According to the law enforcement sources, the collecting point for much of this money is an East Coast banking concern that has its principal offices overseas. They said that at least several hundred thousand dollars have been funneled through this bank.
Other funds have been sent into the country in Iranian diplomatic pouches sent through the Iranian Interests Section at the Algerian Embassy here, and through the sale of narcotics smuggled here, the law enforcement sources said. Since the United States broke diplomatic relations with Iran last spring, Iran's interests in the United States have been handled by the Algerian Embassy.
An Algerian Embassy employe who answered the phone yesterday said that no one was available to comment on the allegations.
All this information is said to come from informed sources in this country and abroad whose allegations have been independently corroborated a number of times, the law enforcement sources said. It is not clear, they said. how long specific amounts of money have been in the United States or precisely how the cash is distributed.
But the sources said they believe "beyond a reasonable doubt" that about $5 million has been sent here, some even after President Carter on Nov. 14 prohibited the entry of money from the government of Iran.
Law enforcement sources also say they are convinced that one of the chief local disbursers of funds, and the key coordinator of Moslem protests here, is Bahram Nahidian, a Georgetown rug merchant and the most prominent Khomeini supporter in the country.
Nahidian, reached for comment yesterday at the Islamic House at 5714 16th St. NW, denied the allegations.
"I am not the agent of Imam Khomeini," he said, "I am not providing the money at all."
Nahidian, according to law enforcement officials, has been recruiting black American Moslems to the Khomeini cause. His chief lieutenant, they say, was Daoud Salahuddin, who is accused of murdering the leader of an anti-Khomeini Iranian factor at his Bethesda home last month. Salahuddin, who is now reported to be in Iran, was paid between $500 and $1,000 a week while working for Nahidian. law enforcement sources said yesterday.
The group that Salahuddin belonged to, according to these sources, is known as the Islamic Guerrillas in America (IGA). According to one IGA flyer, the group espouses the destruction of its enemies "by any means, whether lawful or imperfect." Another IGA leaflet advises members to "not limit themselves to conventional guerrilla weapons, e.g. shotguns, handguns, gasoline bombs, but other weapons which can be utilized with relatively no noise factor, e.g. daggers, razors, solid steel clubs, etc."
Nahidian, whose name appears at the bottom of one leaflet, denies there is any such group. "There never has been any group, any organization that was shaped with any intention of killing," he said.
Law enforcement officials say the most radical group here consists of a hard-core of 50 IGA members, with hundreds of sympathizers, who demonstrate under various names and give various spellings of the names of their groups in order to confuse lawmen.

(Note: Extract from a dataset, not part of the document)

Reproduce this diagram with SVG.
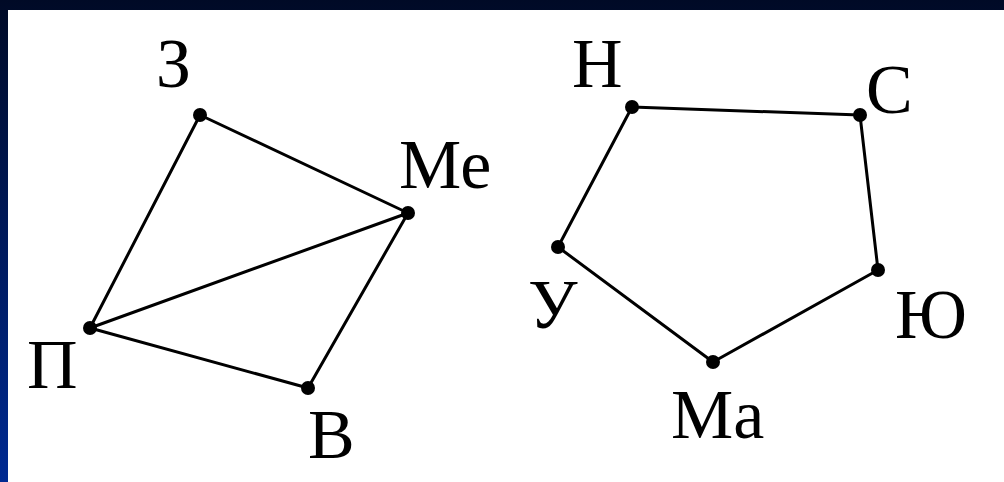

The common denominator, they say is that the followers are pro-Khomeini.
The umbrella organization, they say, is the Moslem Students Association (Persian Speaking Group) which is the group currently demonstrating in front of the White House, and whose members made up the 192 arrested here July 27.
The intensity of the group's devotion to the Khomeini brand of Islam has fractured the normally placid Moslem community in Washington. Police say they are concerned with violence between Moslem groups and within the last week have warned two moderate Moslem leaders here that they have been reported to be on a list of people targeted for assassination.
Some law enforcement officials have maintained there were strong indications that the activities of pro-Khomeini groups in this country have been orchestrated in such a way as to cause the most embarrassment to the United States.
They have cited as evidence the discovery that all the pro-Khomeini demonstrators arrested here July 27 came from outside the Washington area and that an unusually low number were found by immigration agents to have violated the conditions of their entry into the United States. In addition one demonstrator told federal immigration officials that all the protesters were handpicked for arrest before the demonstration.
Behind these various activities, the law enforcement officials said yesterday, has been money coming from Iran.